Potential Risk of Significant N 2 O Emission without Changing NO x Conversion on Commercial V 2 O 5 /TiO 2 Catalyst under Working Conditions.

Vanadium-based catalysts play a pivotal role in the emission control of industrial NO x via selective catalytic reduction (SCR) technology. However, little attention has been paid to the potential emission of greenhouse gas N 2 O under complex working conditions. This work reports that a commercial V 2 O 5 /TiO 2 catalyst may lead to significant N 2 O emission without greatly changing the outlet NO x concentration after chromium (Cr) deposition.

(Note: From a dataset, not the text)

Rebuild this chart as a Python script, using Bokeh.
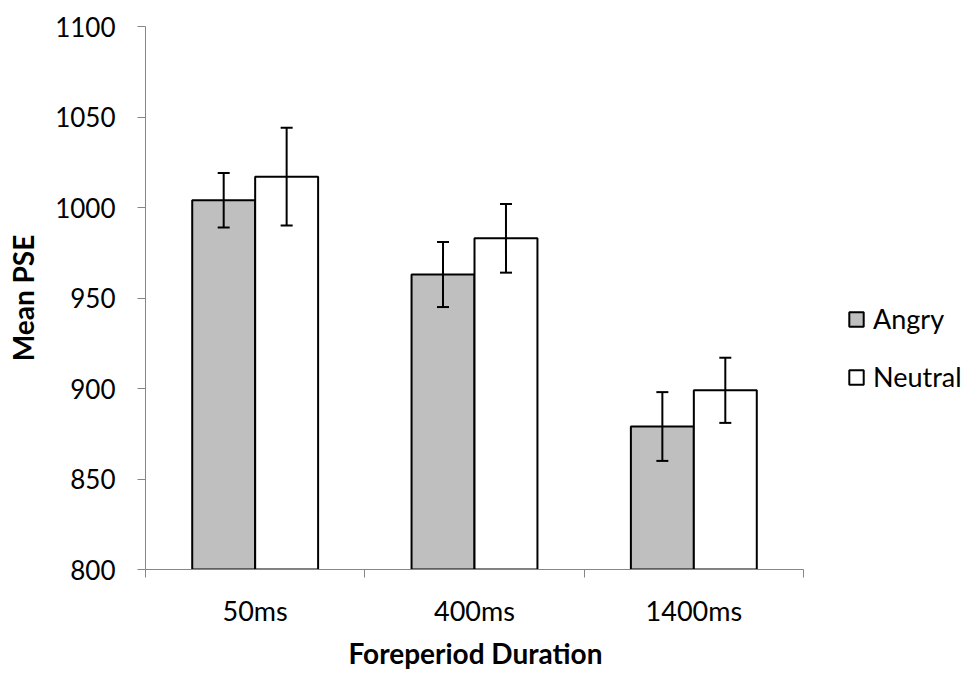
from bokeh.plotting import figure
from bokeh.models import (ColumnDataSource, Range1d, FixedTicker, Legend, LegendItem,
                          Whisker, TeeHead, Title)
from bokeh.embed import file_html
from bokeh.resources import INLINE

# Mean PSE by foreperiod duration and face emotion, with error bars
durations = ["50ms", "400ms", "1400ms"]
angry_mean = [1004, 963, 879]
angry_err = [15, 18, 19]
neutral_mean = [1017, 983, 899]
neutral_err = [27, 19, 18]
y_ticks = [800, 850, 900, 950, 1000, 1050, 1100]

FONT = "Lato"
AXIS_GREY = "#868686"
bar_w = 0.287

n = len(durations)
centers = [i + 0.5 for i in range(n)]
angry_x = [c - bar_w / 2 for c in centers]
neutral_x = [c + bar_w / 2 for c in centers]

angry_src = ColumnDataSource(dict(
    x=angry_x, top=angry_mean,
    upper=[m + e for m, e in zip(angry_mean, angry_err)],
    lower=[m - e for m, e in zip(angry_mean, angry_err)],
))
neutral_src = ColumnDataSource(dict(
    x=neutral_x, top=neutral_mean,
    upper=[m + e for m, e in zip(neutral_mean, neutral_err)],
    lower=[m - e for m, e in zip(neutral_mean, neutral_err)],
))

# The frame runs to the right edge so the legend can sit beside the bars;
# the x axis line itself is bounded to the three groups.
left_px, plot_px, total_w = 145, 658, 972
x_end = n * (total_w - left_px) / plot_px

p = figure(width=total_w, height=673, output_backend="svg", toolbar_location=None,
           x_range=Range1d(0, x_end), y_range=Range1d(800, 1100),
           min_border_left=left_px, min_border_right=0,
           min_border_top=26, min_border_bottom=102)
p.outline_line_color = None
p.xgrid.visible = False
p.ygrid.visible = False
p.background_fill_color = "white"
p.border_fill_color = "white"

r_angry = p.vbar(x="x", top="top", bottom=800, width=bar_w, source=angry_src,
                 fill_color="#BFBFBF", line_color="black", line_width=2)
r_neutral = p.vbar(x="x", top="top", bottom=800, width=bar_w, source=neutral_src,
                   fill_color="white", line_color="black", line_width=2)

for src in (angry_src, neutral_src):
    w = Whisker(source=src, base="x", upper="upper", lower="lower",
                line_color="black", line_width=2, level="annotation",
                upper_head=TeeHead(size=12, line_color="black", line_width=2),
                lower_head=TeeHead(size=12, line_color="black", line_width=2))
    p.add_layout(w)

# y axis
yax = p.yaxis[0]
yax.ticker = FixedTicker(ticks=y_ticks)
yax.minor_tick_line_color = None
yax.major_tick_out = 8
yax.major_tick_in = 0
yax.axis_line_color = AXIS_GREY
yax.major_tick_line_color = AXIS_GREY
yax.major_label_text_font = FONT
yax.major_label_text_font_size = "26px"
yax.major_label_text_color = "black"
yax.major_label_standoff = 22
yax.axis_label = "Mean PSE"
yax.axis_label_text_font = FONT
yax.axis_label_text_font_style = "bold"
yax.axis_label_text_font_size = "28px"
yax.axis_label_text_color = "black"
yax.axis_label_standoff = 12

# x axis: labels at group centres, tick marks at group boundaries
xax = p.xaxis[0]
xax.bounds = (0, n)
xax.ticker = FixedTicker(ticks=centers, minor_ticks=list(range(n + 1)))
xax.major_label_overrides = {c: d for c, d in zip(centers, durations)}
xax.major_tick_line_color = None
xax.major_tick_out = 0
xax.major_tick_in = 0
xax.minor_tick_out = 8
xax.minor_tick_in = 0
xax.minor_tick_line_color = AXIS_GREY
xax.axis_line_color = AXIS_GREY
xax.major_label_text_font = FONT
xax.major_label_text_font_size = "27px"
xax.major_label_text_color = "black"
xax.major_label_standoff = 16

# x axis title, centred under the three groups rather than the whole frame
x_title = Title(text="Foreperiod Duration", align="left", offset=203,
                text_font=FONT, text_font_size="28px", text_font_style="bold",
                text_color="black", standoff=8)
p.add_layout(x_title, "below")

legend = Legend(items=[LegendItem(label="Angry", renderers=[r_angry]),
                       LegendItem(label="Neutral", renderers=[r_neutral])],
                location=(702, 176), orientation="vertical",
                glyph_width=18, glyph_height=18, label_standoff=8,
                label_text_font=FONT, label_text_font_size="27px",
                label_text_color="black",
                label_height=30, spacing=25, padding=0,
                border_line_color=None, background_fill_alpha=0)
p.add_layout(legend)

open("out.html", "w").write(file_html(p, INLINE))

With a Cr loading of 2 wt %, N 2 O concentration increased from 27.8 to 199.2 ppm at 350 °C with the value of outlet N 2 O/(N 2 O+N 2 ) from 2.5% to 19.4%. Experimental results combined with DFT+U calculations suggest that nonselective catalytic reduction (NSCR) is the main route for N 2 O formation in a wide temperature range of 250 ∼ 400 °C. It is stemmed from the fact that the covalent interaction between Cr and V species on the V 2 O 5 /TiO 2 surface accelerates the conversion of V 4+ + Cr 6+ → V 5+ + Cr 3+ , leading to a larger proportion of surface V 5+ . More importantly, surface V 5+ is highly related to the redox property of the V 2 O 5 /TiO 2 catalyst, which is beneficial to NSCR reaction rather than the standard SCR process. The work suggests that to better inhibit the emission of greenhouse gases during the NH 3 -SCR process, monitoring N 2 O emission should be included along with the NO x concentrations, especially in complex flue gases.